A group of eight of Stauffacher Solomon’s ping-pong-themed paintings takes up the most space in the museum. Immediately, the visitor is intrigued by the sound of ping-pong being played somewhere just out of sight. The paintings, the exact size of ping-pong tables, hung horizontally when originally shown in 1990 at the San Francisco Museum of Art. In Palm Springs, they are displayed vertically, which is interesting given the relatively low ceiling height. Each canvas depicts a lushly illustrated green Californian landscape complete with white lines and nets. In addition to the sound of ping-pong balls bouncing, there are several actual ping-pong tables with paddles and balls. The paddles and balls were removed in San Francisco, but here, all are encouraged to play. An accompanying selection of drawings shows these rectangular green spaces in the urban landscape.
“To ping is to sing.”
“To pong is to go wrong.”
Commissioned for this show, Solomon designed a new accompanying supergraphic overlooking the Ping-Pong tables with those few words. A supersized red ball appears to hurl through space.

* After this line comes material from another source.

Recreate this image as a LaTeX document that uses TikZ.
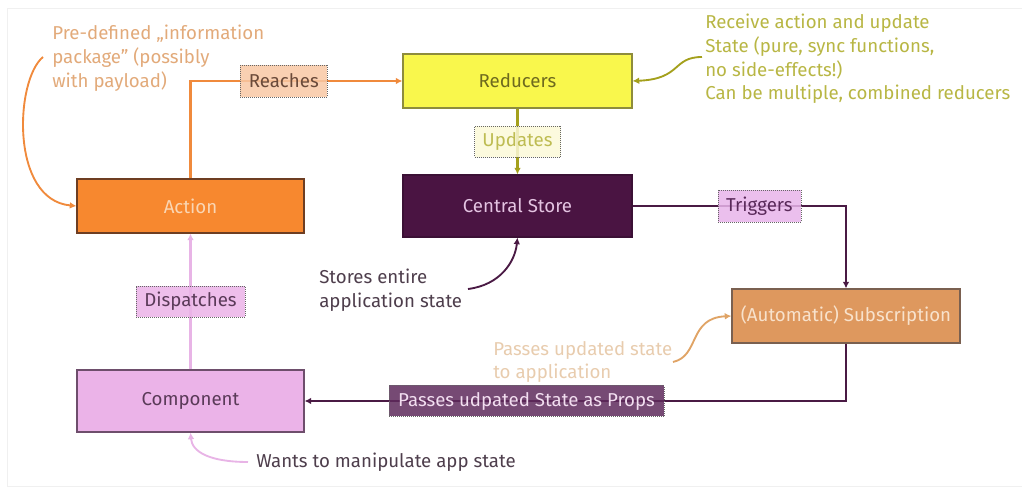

Stauffacher Solomon’s supergraphics at Sea Ranch were rooted in the severity of her mentor Hoffman’s training but also showed her rebellious side, with bold use of color and humor (find the suggestive figures in the Sea Ranch’s Moonraker Pool Center next time you visit). Her work there, painted in a few days, covered an unfinished building that had gone over budget. Since her contributions to supergraphics and Sea Ranch are well known in the design worlds, this smaller show explores less familiar aspects of her career.
Following the success of her interpretation of Swiss Modern graphics, Stauffacher Solomon returned to school at the University of California, Berkeley, and worked with the overlaps of architecture and landscape architecture. She ended up painting all kinds of green rectangles, including the series that resembled ping-pong tables. Her master’s thesis was entitled “Notes on the Common Ground between Architecture and Landscape Architecture.” Her ideas later coalesced in a book from Rizzoli, Green Architecture and the Agrarian Garden. This phase depicts her evolution from almost pure graphics to landscape depicted graphically.
Yet her first book from Rizzoli, and the art that accompanied this period, was still rooted in the discipline of graphic design. Her journey moves on to a series of artworks that she gathered in a second book from Rizzoli, Good Mourning California, which embraces her home state and its many quirks yet foretells its possible demise. Some of the drawings of women seem influenced by German-American artist Richard Linder. The pieces are rougher, wilder, even angry.
Without watching the two videos in the exhibition, it might be difficult for the uninitiated visitor (i.e. not a design aficionado) to make sense of Breaking all the Rules. Listening to Stauffacher Solomon describe her life and work on the videos provides the necessary frame of reference. She describes her early art studies, working as a dancer at San Francisco’s Copacabana nightclub while still a teenager, meeting her future husband at 17, befriending leading bohemians, rebuilding her life as a very young widow and mother, being disciplined by Swiss Modernism, applying that discipline to California in the 1960s, becoming the darling graphic designer of the city’s architecture scene (no surprise—trying to rein in the future chaos of postmodernism), and trying to synthesize thoughts on architecture, landscape architecture, design, the environment, and everything else. It will take a different show (and larger venue) to tell Bobbie Stauffacher Solomon’s design and personal story more completely, but this is splendid first look. Be sure and play some ping-pong.